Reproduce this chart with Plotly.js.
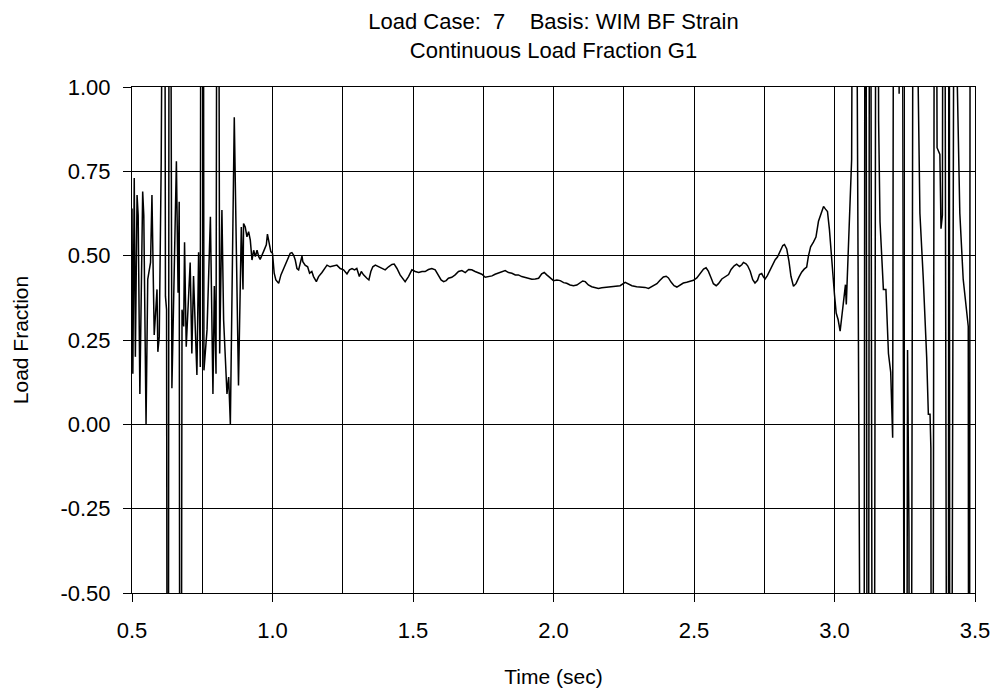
<!DOCTYPE html>
<html>
<head>
<meta charset="utf-8">
<script src="https://cdn.plot.ly/plotly-3.0.1.min.js"></script>
<style>html,body{margin:0;padding:0;background:#fff;}#chart{width:998px;height:692px;}</style>
</head>
<body>
<div id="chart"></div>
<script>
// Time (sec)
const timeSec = [
0.500,0.503,0.508,0.512,0.518,0.522,0.528,0.538,0.542,0.550,0.556,0.562,0.566,0.571,0.579,0.584,0.589,0.592,0.597,0.604,0.608,0.615,0.619,0.623,0.628,0.633,0.642,0.658,0.664,0.668,0.672,0.678,0.684,0.687,0.693,0.699,0.707,0.713,0.719,0.725,0.731,0.737,0.743,0.747,0.752,0.756,0.767,0.779,0.788,0.793,0.799,0.805,0.812,0.820,0.826,0.838,0.844,0.850,0.864,0.879,0.889,0.895,0.897,0.903,0.909,0.915,0.921,0.927,0.933,0.939,0.945,0.951,
0.956,0.968,0.978,0.982,0.988,0.994,1.000,1.006,1.012,1.022,1.030,1.039,1.049,1.057,1.063,1.069,1.075,1.081,1.087,1.093,1.099,1.105,1.108,1.116,1.125,1.132,1.140,1.146,1.156,1.164,1.176,1.188,1.194,1.205,1.217,1.229,1.241,1.253,1.265,1.274,1.283,1.292,1.300,1.309,1.316,1.324,1.336,1.343,1.350,1.357,1.366,1.377,1.389,1.401,1.413,1.425,1.433,1.443,1.454,1.464,1.472,1.484,1.496,1.508,1.520,1.532,1.543,1.555,1.567,1.579,1.591,1.600,1.609,1.618,1.626,1.638,1.650,1.662,1.674,1.686,1.698,1.709,1.721,1.733,1.745,1.757,1.769,1.781,1.792,1.804,1.816,1.828,1.840,1.852,1.864,1.875,1.887,1.899,1.911,1.923,1.935,1.947,1.958,1.967,1.976,1.988,2.000,2.012,2.024,2.036,2.047,2.059,2.071,2.083,2.095,2.104,2.113,2.124,2.136,2.148,2.160,2.172,2.184,2.196,2.207,2.219,2.237,
2.255,2.267,2.279,2.296,2.314,2.326,2.338,2.350,2.368,2.379,2.391,2.401,2.409,2.419,2.429,2.439,2.451,2.462,2.474,2.486,2.498,2.510,2.522,2.534,2.543,2.551,2.561,2.569,2.579,2.587,2.599,2.611,2.623,2.632,2.643,2.652,2.662,2.670,2.676,2.685,2.691,2.700,2.709,2.717,2.726,2.733,2.741,2.747,2.753,2.761,2.771,2.780,2.789,2.797,2.806,2.816,2.822,2.830,2.838,2.845,2.854,2.863,2.874,2.883,2.892,2.901,2.907,2.915,2.925,2.934,2.943,2.949,2.955,2.961,2.968,2.975,2.982,2.988,2.994,3.000,3.006,3.013,3.020,3.027,3.034,3.039,3.042,3.048,3.055,3.061,3.070,
3.103,3.110,3.119,3.126,3.138,3.150,3.157,3.162,3.174,3.183,3.192,3.200,3.207,3.213,3.224,3.230,3.238,3.253,3.260,3.265,3.269,3.283,3.297,3.304,3.316,3.328,3.334,3.340,3.343,3.347,3.358,3.365,3.375,3.379,3.384,3.389,3.404,3.408,3.411,3.430,3.436,3.446,3.458,3.468,3.476,3.479,3.484
];
// Load fraction G1
const loadFraction = [
0.64,0.15,0.73,0.20,0.68,0.62,0.09,0.69,0.62,0.00,0.43,0.47,0.48,0.68,0.265,0.33,0.40,0.215,0.26,0.78,2.5,2.5,0.38,0.34,-3,3,0.107,0.78,0.39,0.66,-3,0.34,0.29,0.54,0.23,0.34,0.48,0.21,0.44,0.29,0.146,0.51,0.17,3,3,0.16,0.28,0.615,0.09,0.41,0.15,3,0.21,0.635,0.31,0.09,0.14,0.00,0.91,0.115,0.585,0.40,0.595,0.585,0.556,0.571,0.546,0.487,0.516,0.497,0.516,0.497,
0.489,0.512,0.532,0.564,0.537,0.512,0.507,0.448,0.428,0.418,0.443,0.462,0.482,0.497,0.507,0.509,0.502,0.487,0.462,0.458,0.477,0.499,0.482,0.472,0.467,0.448,0.453,0.438,0.423,0.438,0.450,0.467,0.472,0.467,0.469,0.472,0.462,0.458,0.446,0.458,0.462,0.458,0.462,0.438,0.453,0.443,0.433,0.428,0.453,0.467,0.472,0.467,0.462,0.458,0.467,0.474,0.475,0.462,0.443,0.430,0.423,0.438,0.458,0.453,0.450,0.453,0.453,0.459,0.462,0.458,0.443,0.428,0.423,0.426,0.433,0.436,0.443,0.453,0.456,0.450,0.459,0.458,0.453,0.448,0.445,0.436,0.438,0.440,0.445,0.448,0.451,0.456,0.450,0.448,0.443,0.443,0.438,0.435,0.431,0.430,0.431,0.433,0.446,0.450,0.443,0.433,0.426,0.428,0.426,0.420,0.418,0.413,0.411,0.413,0.420,0.425,0.423,0.413,0.408,0.405,0.403,0.405,0.406,0.408,0.410,0.410,0.411,
0.421,0.417,0.411,0.408,0.407,0.406,0.403,0.409,0.417,0.427,0.437,0.439,0.434,0.421,0.411,0.407,0.414,0.419,0.421,0.424,0.427,0.434,0.447,0.460,0.464,0.454,0.434,0.417,0.411,0.417,0.431,0.437,0.444,0.459,0.470,0.475,0.468,0.473,0.480,0.476,0.470,0.454,0.429,0.419,0.427,0.444,0.447,0.437,0.431,0.441,0.459,0.476,0.488,0.496,0.513,0.530,0.533,0.520,0.483,0.439,0.409,0.417,0.437,0.451,0.460,0.466,0.498,0.526,0.540,0.555,0.602,0.617,0.636,0.646,0.638,0.631,0.577,0.503,0.439,0.384,0.330,0.310,0.276,0.330,0.394,0.414,0.355,0.488,0.666,0.785,3,
-3,3,-3,3,-3,3,0.9,0.60,0.40,0.40,0.21,0.155,-0.04,3,3,0.98,3,-3,0.22,-0.32,-3,3,1.05,0.625,0.43,0.20,0.03,0.03,-0.07,-3,3,0.82,0.80,0.58,0.62,3,-3,3,-3,3,1.05,0.625,0.43,0.35,0.29,-3,3
];
const xTickVals = [0.5,1.0,1.5,2.0,2.5,3.0,3.5];
const xTickText = ['0.5','1.0','1.5','2.0','2.5','3.0','3.5'];
const yTickVals = [-0.5,-0.25,0,0.25,0.5,0.75,1.0];
const yTickText = ['-0.50','-0.25','0.00','0.25','0.50','0.75','1.00'];

const fontFam = 'Liberation Sans, Arial, sans-serif';
const trace = {
  x: timeSec, y: loadFraction, type: 'scatter', mode: 'lines',
  line: {color: '#000', width: 1.5}, hoverinfo: 'skip', showlegend: false
};
const layout = {
  width: 998, height: 692,
  margin: {l: 132, r: 23, t: 87, b: 99, pad: 0},
  paper_bgcolor: '#fff', plot_bgcolor: '#fff',
  font: {family: fontFam, color: '#000', size: 22},
  title: {
    text: 'Load Case:\u00a0\u00a07\u00a0\u00a0\u00a0\u00a0Basis: WIM BF Strain<br>Continuous Load Fraction G1',
    x: 0.5, xref: 'paper', y: 0.958, yref: 'container', yanchor: 'top',
    font: {family: fontFam, size: 22, color: '#000'}
  },
  xaxis: {
    range: [0.5, 3.5], tickvals: xTickVals, ticktext: xTickText,
    ticks: 'outside', ticklen: 8, tickcolor: '#000', tickwidth: 1,
    showline: true, linecolor: '#000', linewidth: 1, mirror: true,
    showgrid: true, gridcolor: '#000', gridwidth: 1, zeroline: false,
    minor: {dtick: 0.25, tick0: 0.5, showgrid: true, gridcolor: '#000', gridwidth: 1, ticks: ''},
    ticklabelstandoff: 10,
    tickfont: {family: fontFam, size: 22, color: '#000'},
    title: {text: 'Time (sec)', font: {family: fontFam, size: 21, color: '#000'}, standoff: 26},
    fixedrange: true
  },
  yaxis: {
    range: [-0.5, 1.0], tickvals: yTickVals, ticktext: yTickText,
    ticks: 'outside', ticklen: 8, tickcolor: '#000', tickwidth: 1,
    showline: true, linecolor: '#000', linewidth: 1, mirror: true,
    showgrid: true, gridcolor: '#000', gridwidth: 1, zeroline: false,
    ticklabelstandoff: 8,
    tickfont: {family: fontFam, size: 22, color: '#000'},
    title: {text: 'Load Fraction', font: {family: fontFam, size: 21, color: '#000'}, standoff: 26},
    fixedrange: true
  }
};
Plotly.newPlot('chart', [trace], layout, {staticPlot: true, displayModeBar: false});
</script>
</body>
</html>
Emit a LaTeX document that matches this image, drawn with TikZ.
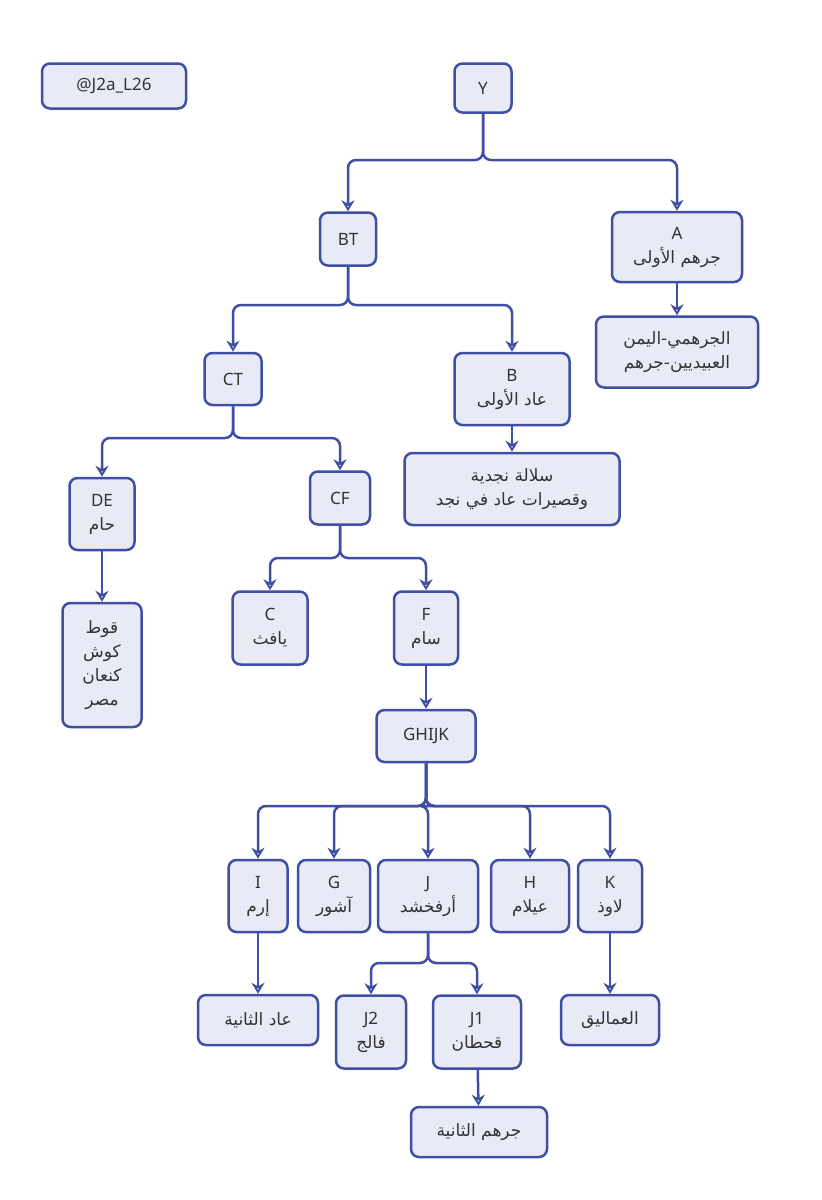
\documentclass[tikz,border=0pt]{standalone}
\usepackage{fontspec}
\setmainfont{Noto Sans}
\newfontfamily\arabicfont[Script=Arabic]{DejaVu Sans}
\TeXXeTstate=1
\usetikzlibrary{arrows.meta}
\newcommand{\ar}[1]{{\arabicfont\beginR #1\endR}}
\definecolor{bd}{HTML}{3F4FA3}
\definecolor{fl}{HTML}{E8EAF6}
\tikzset{
 box/.style={draw=bd, fill=fl, line width=2.5pt, rounded corners=8pt, align=center, inner sep=2pt, font=\fontsize{17}{24}\selectfont, text=black!80},
 arr/.style={draw=bd, line width=2.5pt, rounded corners=8pt, -{Stealth[length=11pt,width=13pt,open]}}
}
\begin{document}
\begin{tikzpicture}[x=1pt,y=-1pt]
\useasboundingbox[fill=white] (0,0) rectangle (822,1200);
\node[box,minimum width=144,minimum height=45] (tag) at (114,86) {@J2a\_L26};
\node[box,minimum width=57,minimum height=49] (Y) at (483,88) {Y};
\node[box,minimum width=56,minimum height=53] (BT) at (348,239) {BT};
\node[box,minimum width=130,minimum height=70] (A) at (677,247) {A\\\ar{جرهم الأولى}};
\node[box,minimum width=162,minimum height=71] (Aj) at (677,352) {\ar{الجرهمي-اليمن}\\\ar{العبيديين-جرهم}};
\node[box,minimum width=57,minimum height=52] (CT) at (233,379) {CT};
\node[box,minimum width=115,minimum height=72] (B) at (512,389) {B\\\ar{عاد الأولى}};
\node[box,minimum width=215,minimum height=72] (Bn) at (512,489) {\ar{سلالة نجدية}\\\ar{وقصيرات عاد في نجد}};
\node[box,minimum width=65,minimum height=72] (DE) at (102,514) {DE\\\ar{حام}};
\node[box,minimum width=60,minimum height=53] (CF) at (340,498) {CF};
\node[box,minimum width=79,minimum height=124] (DEl) at (102,665) {\ar{قوط}\\\ar{كوش}\\\ar{كنعان}\\\ar{مصر}};
\node[box,minimum width=75,minimum height=73] (C) at (270,628) {C\\\ar{يافث}};
\node[box,minimum width=64,minimum height=73] (F) at (426,628) {F\\\ar{سام}};
\node[box,minimum width=99,minimum height=52] (G5) at (426,736) {GHIJK};
\node[box,minimum width=59,minimum height=72] (I) at (258,896) {I\\\ar{إرم}};
\node[box,minimum width=72,minimum height=72] (G) at (334,896) {G\\\ar{آشور}};
\node[box,minimum width=100,minimum height=72] (J) at (428,896) {J\\\ar{أرفخشد}};
\node[box,minimum width=78,minimum height=72] (H) at (530,896) {H\\\ar{عيلام}};
\node[box,minimum width=64,minimum height=72] (K) at (610,896) {K\\\ar{لاوذ}};
\node[box,minimum width=120,minimum height=50] (Ia) at (258,1020) {\ar{عاد الثانية}};
\node[box,minimum width=70,minimum height=73] (J2) at (371,1032) {J2\\\ar{فالج}};
\node[box,minimum width=88,minimum height=73] (J1) at (477,1032) {J1\\\ar{قحطان}};
\node[box,minimum width=98,minimum height=50] (Ka) at (610,1020) {\ar{العماليق}};
\node[box,minimum width=136,minimum height=50] (J1a) at (479,1132) {\ar{جرهم الثانية}};
\draw[arr] (Y.south) |- (BT.north |- 0,160) -- (BT.north);
\draw[arr] (Y.south) |- (A.north |- 0,160) -- (A.north);
\draw[arr] (A) -- (Aj);
\draw[arr] (BT.south) |- (CT.north |- 0,305) -- (CT.north);
\draw[arr] (BT.south) |- (B.north |- 0,305) -- (B.north);
\draw[arr] (B) -- (Bn);
\draw[arr] (CT.south) |- (DE.north |- 0,438) -- (DE.north);
\draw[arr] (CT.south) |- (CF.north |- 0,438) -- (CF.north);
\draw[arr] (DE) -- (DEl);
\draw[arr] (CF.south) |- (C.north |- 0,558) -- (C.north);
\draw[arr] (CF.south) |- (F.north |- 0,558) -- (F.north);
\draw[arr] (F) -- (G5);
\foreach \t in {I,G,J,H,K} \draw[arr] (G5.south) |- (\t.north |- 0,806) -- (\t.north);
\draw[arr] (I) -- (Ia);
\draw[arr] (K) -- (Ka);
\draw[arr] (J.south) |- (J2.north |- 0,963) -- (J2.north);
\draw[arr] (J.south) |- (J1.north |- 0,963) -- (J1.north);
\draw[arr] (J1) -- (J1a);
\end{tikzpicture}
\end{document}
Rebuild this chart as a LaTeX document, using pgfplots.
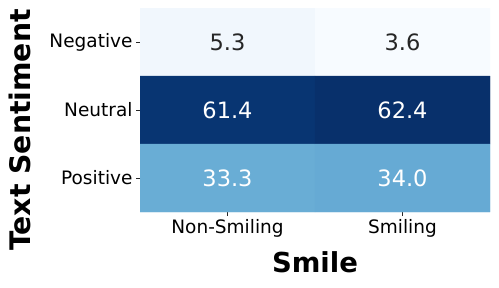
\documentclass[border=0pt]{standalone}
\usepackage{fontspec}
\setmainfont{DejaVu Sans}
\usepackage{pgfplots}
\usepackage{pgfplotstable}
\pgfplotsset{compat=1.18}
\definecolor{txtdark}{HTML}{262626}
\pgfplotstableread{
x y v
0 0 5.3
1 0 3.6
0 1 61.4
1 1 62.4
0 2 33.3
1 2 34.0
}\heat
\pgfplotstableread{
x y lab
0 0 5.3
1 0 3.6
}\lightcells
\pgfplotstableread{
x y lab
0 1 61.4
1 1 62.4
0 2 33.3
1 2 34.0
}\darkcells
\begin{document}
\begin{tikzpicture}[x=1bp,y=1bp]
\path[use as bounding box] (0,0) rectangle (499,287);
\begin{axis}[
  at={(140bp,75bp)}, anchor=south west,
  scale only axis, width=350bp, height=204bp,
  xmin=-0.5, xmax=1.5, ymin=-0.5, ymax=2.5,
  y dir=reverse, enlargelimits=false,
  axis x line*=bottom, axis y line*=left,
  axis line style={draw=none},
  xtick={0,1}, xticklabels={Non-Smiling,Smiling},
  ytick={0,1,2}, yticklabels={Negative,Neutral,Positive},
  tick align=outside, major tick length=4bp,
  tick style={color=txtdark, line width=0.8bp},
  ticklabel style={font=\fontsize{18.5bp}{22bp}\selectfont, text=black},
  colormap={blues}{rgb255=(247,251,255) rgb255=(222,235,247) rgb255=(198,219,239) rgb255=(158,202,225) rgb255=(107,174,214) rgb255=(66,146,198) rgb255=(33,113,181) rgb255=(8,81,156) rgb255=(8,48,107)},
  point meta min=3.6, point meta max=62.4,
]
\addplot[matrix plot*, mesh/cols=2, point meta=explicit] table[x=x,y=y,meta=v] {\heat};
\addplot[only marks, mark size=0pt, nodes near coords, nodes near coords align=center,
  point meta=explicit symbolic,
  every node near coord/.append style={font=\fontsize{22.5bp}{26bp}\selectfont, text=txtdark, anchor=center}]
  table[x=x,y=y,meta=lab] {\lightcells};
\addplot[only marks, mark size=0pt, nodes near coords, nodes near coords align=center,
  point meta=explicit symbolic,
  every node near coord/.append style={font=\fontsize{22.5bp}{26bp}\selectfont, text=white, anchor=center}]
  table[x=x,y=y,meta=lab] {\darkcells};
\end{axis}
\node[anchor=base, rotate=90, font=\fontsize{28.3bp}{32bp}\selectfont\bfseries] at (30,157) {Text Sentiment};
\node[anchor=base, font=\fontsize{27.5bp}{32bp}\selectfont\bfseries] at (315,15) {Smile};
\end{tikzpicture}
\end{document}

+ + + + + + +

Job — Skip all pictures. Write out only the lines from the one containing "Rebuild this chart" to the end of the listing above, inclusive, exactly as given.

Worked answer —
Rebuild this chart as a LaTeX document, using pgfplots.
\documentclass[border=0pt]{standalone}
\usepackage{fontspec}
\setmainfont{DejaVu Sans}
\usepackage{pgfplots}
\usepackage{pgfplotstable}
\pgfplotsset{compat=1.18}
\definecolor{txtdark}{HTML}{262626}
\pgfplotstableread{
x y v
0 0 5.3
1 0 3.6
0 1 61.4
1 1 62.4
0 2 33.3
1 2 34.0
}\heat
\pgfplotstableread{
x y lab
0 0 5.3
1 0 3.6
}\lightcells
\pgfplotstableread{
x y lab
0 1 61.4
1 1 62.4
0 2 33.3
1 2 34.0
}\darkcells
\begin{document}
\begin{tikzpicture}[x=1bp,y=1bp]
\path[use as bounding box] (0,0) rectangle (499,287);
\begin{axis}[
  at={(140bp,75bp)}, anchor=south west,
  scale only axis, width=350bp, height=204bp,
  xmin=-0.5, xmax=1.5, ymin=-0.5, ymax=2.5,
  y dir=reverse, enlargelimits=false,
  axis x line*=bottom, axis y line*=left,
  axis line style={draw=none},
  xtick={0,1}, xticklabels={Non-Smiling,Smiling},
  ytick={0,1,2}, yticklabels={Negative,Neutral,Positive},
  tick align=outside, major tick length=4bp,
  tick style={color=txtdark, line width=0.8bp},
  ticklabel style={font=\fontsize{18.5bp}{22bp}\selectfont, text=black},
  colormap={blues}{rgb255=(247,251,255) rgb255=(222,235,247) rgb255=(198,219,239) rgb255=(158,202,225) rgb255=(107,174,214) rgb255=(66,146,198) rgb255=(33,113,181) rgb255=(8,81,156) rgb255=(8,48,107)},
  point meta min=3.6, point meta max=62.4,
]
\addplot[matrix plot*, mesh/cols=2, point meta=explicit] table[x=x,y=y,meta=v] {\heat};
\addplot[only marks, mark size=0pt, nodes near coords, nodes near coords align=center,
  point meta=explicit symbolic,
  every node near coord/.append style={font=\fontsize{22.5bp}{26bp}\selectfont, text=txtdark, anchor=center}]
  table[x=x,y=y,meta=lab] {\lightcells};
\addplot[only marks, mark size=0pt, nodes near coords, nodes near coords align=center,
  point meta=explicit symbolic,
  every node near coord/.append style={font=\fontsize{22.5bp}{26bp}\selectfont, text=white, anchor=center}]
  table[x=x,y=y,meta=lab] {\darkcells};
\end{axis}
\node[anchor=base, rotate=90, font=\fontsize{28.3bp}{32bp}\selectfont\bfseries] at (30,157) {Text Sentiment};
\node[anchor=base, font=\fontsize{27.5bp}{32bp}\selectfont\bfseries] at (315,15) {Smile};
\end{tikzpicture}
\end{document}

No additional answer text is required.